# MGOCP is discontinued, will this work?



## Colorblizzle (May 16, 2013)

Miracle-gro organic choice potting soil has been discontinued. You can still purchase it online through sites such as amazon, BUT id rather buy local. I was at Walmart the other day and my kids decided they wanted to grow sunflowers (so random of them) but I bought pots and seeds and soil. I have left over soil and I'd like to utilize it by swapping my lowlight planted tank into an NPT. Thoughts?










Also the bag doesn't say what the ingredients are or anything. Says theirs a site you can go to for that and I did but it was so hard to navigate that I gave up. Anbody ever use this before??


----------



## Tugg (Jul 28, 2013)

Watch out for anything with manure or other "organic" fertalizers.

I believe Michael actually posted somewhere that he prefers *Scotts*. It doesn't have the added chicken poop so it isn't as hot during the initial soak/mineralize stages.


----------



## Colorblizzle (May 16, 2013)

Well Scott's makes miracle-gro. They make a soil that is jut Scott's? Like a basic soil?


----------



## Colorblizzle (May 16, 2013)

Also a local landscaping company where. Buy all my hard scape from sells soil. They have 2 kinds. "Topsoil" and "premium grass soil" is it safe to say that the first is just soil and the 2nd has compost in it?


----------



## Tugg (Jul 28, 2013)

I think this is the one. I imagine a little digging in the El Natural section will score you a confirmation.

Scotts Premium Topsoil
http://www.scotts.com/smg/goprod/premium-topsoil/prod140022


----------



## planted-tnk-guy (Jan 28, 2014)

It might be discontined but I would check a few stores as i can still buy it al all my major stores they have to get rid of their old stock still and the miracle gro/scotts company is known for having large amounts of old products in their stock yards that sits for years before being sold. Scotts top soil should be fine. Even better if you could just dig up some soil from a yard about 1 ft down.


----------



## Rusalka (Jun 11, 2008)

I second the topsoil idea - usually buy the cheap home depot brand.


----------



## Skizhx (Oct 12, 2010)

The only thing you really want to avoid is compost and fertilizers.

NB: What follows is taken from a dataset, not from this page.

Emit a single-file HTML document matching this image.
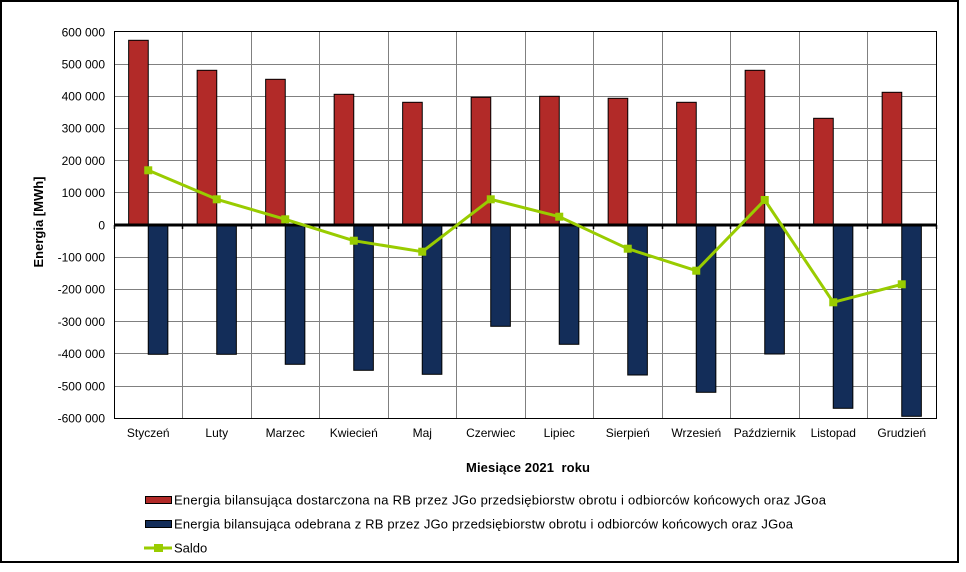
<!DOCTYPE html>
<html>
<head>
<meta charset="utf-8">
<style>
  html, body { margin: 0; padding: 0; background: #ffffff; }
  svg { display: block; }
  text { font-family: "Liberation Sans", Arial, sans-serif; fill: #000; }
</style>
</head>
<body>
<svg width="966" height="572" viewBox="0 0 966 572" xmlns="http://www.w3.org/2000/svg">
  <rect x="0" y="0" width="966" height="572" fill="#ffffff"/>
  <!-- outer frame -->
  <rect x="1" y="1" width="957" height="561" fill="none" stroke="#000" stroke-width="2"/>

  <!-- horizontal gridlines -->
  <g stroke="#808080" stroke-width="1" shape-rendering="crispEdges">
    <line x1="114" y1="64.5" x2="936" y2="64.5"/>
    <line x1="114" y1="96.5" x2="936" y2="96.5"/>
    <line x1="114" y1="128.5" x2="936" y2="128.5"/>
    <line x1="114" y1="160.5" x2="936" y2="160.5"/>
    <line x1="114" y1="192.5" x2="936" y2="192.5"/>
    <line x1="114" y1="257.5" x2="936" y2="257.5"/>
    <line x1="114" y1="289.5" x2="936" y2="289.5"/>
    <line x1="114" y1="321.5" x2="936" y2="321.5"/>
    <line x1="114" y1="353.5" x2="936" y2="353.5"/>
    <line x1="114" y1="386.5" x2="936" y2="386.5"/>
    <!-- vertical gridlines -->
    <line x1="182.5" y1="32" x2="182.5" y2="418"/>
    <line x1="251.5" y1="32" x2="251.5" y2="418"/>
    <line x1="319.5" y1="32" x2="319.5" y2="418"/>
    <line x1="388.5" y1="32" x2="388.5" y2="418"/>
    <line x1="456.5" y1="32" x2="456.5" y2="418"/>
    <line x1="525.5" y1="32" x2="525.5" y2="418"/>
    <line x1="593.5" y1="32" x2="593.5" y2="418"/>
    <line x1="662.5" y1="32" x2="662.5" y2="418"/>
    <line x1="730.5" y1="32" x2="730.5" y2="418"/>
    <line x1="799.5" y1="32" x2="799.5" y2="418"/>
    <line x1="867.5" y1="32" x2="867.5" y2="418"/>
  </g>

  <!-- plot border -->
  <rect x="114.5" y="31.5" width="822" height="387" fill="none" stroke="#000" stroke-width="1" shape-rendering="crispEdges"/>

  <!-- red bars -->
  <g fill="#B22A28" stroke="#000" stroke-width="1">
    <rect x="128.65" y="40.3" width="19.6" height="184.7"/>
    <rect x="197.15" y="70.3" width="19.6" height="154.7"/>
    <rect x="265.65" y="79.3" width="19.6" height="145.7"/>
    <rect x="334.15" y="94.3" width="19.6" height="130.7"/>
    <rect x="402.65" y="102.3" width="19.6" height="122.7"/>
    <rect x="471.15" y="97.3" width="19.6" height="127.7"/>
    <rect x="539.65" y="96.3" width="19.6" height="128.7"/>
    <rect x="608.15" y="98.3" width="19.6" height="126.7"/>
    <rect x="676.65" y="102.3" width="19.6" height="122.7"/>
    <rect x="745.15" y="70.3" width="19.6" height="154.7"/>
    <rect x="813.65" y="118.3" width="19.6" height="106.7"/>
    <rect x="882.15" y="92.3" width="19.6" height="132.7"/>
  </g>

  <!-- blue bars -->
  <g fill="#132D59" stroke="#000" stroke-width="1">
    <rect x="148.25" y="225" width="19.6" height="129.3"/>
    <rect x="216.75" y="225" width="19.6" height="129.3"/>
    <rect x="285.25" y="225" width="19.6" height="139.3"/>
    <rect x="353.75" y="225" width="19.6" height="145.3"/>
    <rect x="422.25" y="225" width="19.6" height="149.3"/>
    <rect x="490.75" y="225" width="19.6" height="101.3"/>
    <rect x="559.25" y="225" width="19.6" height="119.3"/>
    <rect x="627.75" y="225" width="19.6" height="150"/>
    <rect x="696.25" y="225" width="19.6" height="167.3"/>
    <rect x="764.75" y="225" width="19.6" height="129"/>
    <rect x="833.25" y="225" width="19.6" height="183.3"/>
    <rect x="901.75" y="225" width="19.6" height="191.3"/>
  </g>

  <!-- zero axis -->
  <line x1="114" y1="225" x2="937" y2="225" stroke="#000" stroke-width="3"/>
  <g stroke="#000" stroke-width="1.5">
    <line x1="114.5" y1="225" x2="114.5" y2="229"/>
    <line x1="182.5" y1="225" x2="182.5" y2="229"/>
    <line x1="251.5" y1="225" x2="251.5" y2="229"/>
    <line x1="319.5" y1="225" x2="319.5" y2="229"/>
    <line x1="388.5" y1="225" x2="388.5" y2="229"/>
    <line x1="456.5" y1="225" x2="456.5" y2="229"/>
    <line x1="525.5" y1="225" x2="525.5" y2="229"/>
    <line x1="593.5" y1="225" x2="593.5" y2="229"/>
    <line x1="662.5" y1="225" x2="662.5" y2="229"/>
    <line x1="730.5" y1="225" x2="730.5" y2="229"/>
    <line x1="799.5" y1="225" x2="799.5" y2="229"/>
    <line x1="867.5" y1="225" x2="867.5" y2="229"/>
    <line x1="936.5" y1="225" x2="936.5" y2="229"/>
  </g>

  <!-- Saldo line -->
  <polyline fill="none" stroke="#99CC00" stroke-width="3" stroke-linejoin="round"
    points="148.25,170.3 216.75,199.3 285.25,219.3 353.75,240.7 422.25,251.7 490.75,199.3 559.25,216.7 627.75,248.7 696.25,270.7 764.75,200 833.25,302.3 901.75,284.3"/>
  <g fill="#99CC00">
    <rect x="144.25" y="166.3" width="8" height="8"/>
    <rect x="212.75" y="195.3" width="8" height="8"/>
    <rect x="281.25" y="215.3" width="8" height="8"/>
    <rect x="349.75" y="236.7" width="8" height="8"/>
    <rect x="418.25" y="247.7" width="8" height="8"/>
    <rect x="486.75" y="195.3" width="8" height="8"/>
    <rect x="555.25" y="212.7" width="8" height="8"/>
    <rect x="623.75" y="244.7" width="8" height="8"/>
    <rect x="692.25" y="266.7" width="8" height="8"/>
    <rect x="760.75" y="196" width="8" height="8"/>
    <rect x="829.25" y="298.3" width="8" height="8"/>
    <rect x="897.75" y="280.3" width="8" height="8"/>
  </g>

  <!-- y tick labels -->
  <g font-size="12" text-anchor="end">
    <text x="105" y="36.5">600 000</text>
    <text x="105" y="68.5">500 000</text>
    <text x="105" y="100.5">400 000</text>
    <text x="105" y="132.5">300 000</text>
    <text x="105" y="165">200 000</text>
    <text x="105" y="197">100 000</text>
    <text x="105" y="229.5">0</text>
    <text x="105" y="261.5">-100 000</text>
    <text x="105" y="293.5">-200 000</text>
    <text x="105" y="326">-300 000</text>
    <text x="105" y="358">-400 000</text>
    <text x="105" y="390.5">-500 000</text>
    <text x="105" y="422.5">-600 000</text>
  </g>

  <!-- x category labels -->
  <g font-size="12" text-anchor="middle">
    <text x="148.25" y="437">Styczeń</text>
    <text x="216.75" y="437">Luty</text>
    <text x="285.25" y="437">Marzec</text>
    <text x="353.75" y="437">Kwiecień</text>
    <text x="422.25" y="437">Maj</text>
    <text x="490.75" y="437">Czerwiec</text>
    <text x="559.25" y="437">Lipiec</text>
    <text x="627.75" y="437">Sierpień</text>
    <text x="696.25" y="437">Wrzesień</text>
    <text x="764.75" y="437">Październik</text>
    <text x="833.25" y="437">Listopad</text>
    <text x="901.75" y="437">Grudzień</text>
  </g>

  <!-- axis titles -->
  <text x="528" y="472" font-size="13" font-weight="bold" text-anchor="middle" textLength="124" lengthAdjust="spacing" xml:space="preserve">Miesiące 2021  roku</text>
  <text transform="translate(43,222) rotate(-90)" font-size="13" font-weight="bold" text-anchor="middle">Energia [MWh]</text>

  <!-- legend -->
  <rect x="145.5" y="496.5" width="26" height="7" fill="#B22A28" stroke="#000" stroke-width="1"/>
  <text x="174" y="504.5" font-size="13" textLength="652" lengthAdjust="spacing">Energia bilansująca dostarczona na RB przez JGo przedsiębiorstw obrotu i odbiorców końcowych oraz JGoa</text>
  <rect x="145.5" y="520.5" width="26" height="7" fill="#132D59" stroke="#000" stroke-width="1"/>
  <text x="174" y="528.5" font-size="13" textLength="619" lengthAdjust="spacing">Energia bilansująca odebrana z RB przez JGo przedsiębiorstw obrotu i odbiorców końcowych oraz JGoa</text>
  <line x1="144" y1="548" x2="172" y2="548" stroke="#99CC00" stroke-width="3"/>
  <rect x="154" y="544" width="9" height="8" fill="#99CC00"/>
  <text x="174" y="552.5" font-size="13">Saldo</text>
</svg>
</body>
</html>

For our purposes, MGOCP was a pretty bad soil. I didn't like it much as a potting soil, either. The only reason it was popular in the hobby was because it was widely available and fairly consistent bag-to-bag between most regions. It got recommended a lot because it was easy to trouble-shoot and the problems with it were mostly known and could be anticipated, or because it was the only soil people had experience with first-hand and it worked for them.

Personally I use whatever generic brand topsoil I can get my hands on, as long as it's not marketed as "black" or "enriched" in any way. Otherwise it's all pretty close to being the same for the most part.

I can almost guarantee that whatever is in your soil, worse substrate compositions have been used successfully by someone else...

Also, I have used Scott's topsoil, so if you take comfort in a brand recommendation, Scott's is fine and it's been sitting in my tank for 3-4 years now.


----------



## mhamm3650 (Feb 23, 2010)

I too discovered that MGOPM was no longer being sold and picked up the jiffy brand instead. I spread 1 inch of the soil over the bottom of my new 20 gallon and dry started the tank with a big chunk of baby tears as well as several different kinds of plants grown emmeresed and bought from pet smart. Everything took off. The tank has been flooded for a few days now and everything looks good. The snails and micro flora seem to be doing just fine. I am taking this as a good sign and will be adding fish tomorrow.


----------



## Michael (Jul 20, 2010)

Please do not add fish until you check ammonia, nitrite, and nitrate levels! If this soil has any fertilizers or manure, it will likely cause an ammonia spike within the first month.

Sorry I haven't entered the discussion before--this is the crazy season in my business. The more experience I have working with soil, the more I believe that you really want to cut fertility and organic content of virtually all commercial bagged soils. There probably is a brand out there that doesn't need this, but I haven't found it yet.

To repeat, prepare these commercial soils by soak-and-drain or mineralization first. Then mix the prepared soil 50/50 with a non-nutritive, high cation exchange capacity substrate. These include Safe-T-Sorb, Turface, Flourite, laterite, Eco-Complete, and plain kitty litter. My favorites are Safe-T-Sorb and Turface.

If you are working with a *NATURAL* topsoil that has not been fertilized, you probably do not need to do this.


----------



## mhamm3650 (Feb 23, 2010)

I should also probably add and emphasize that I let the plants grow for 3 months and then over a period of a month filled the tank with water so that the plants had plenty of time to soak up nutrients and get used to growing submerged. I added fish at the 4 month mark, 15 micro rasboras, 2 fire bettas, and 4 nerite snails and everybody seems happy. If you don't want to wait 4 months like I did I would agree with a previous poster and flush/ soak the soil or gas out the ammonia with the mineralization method. I really hope this helps and good luck.


----------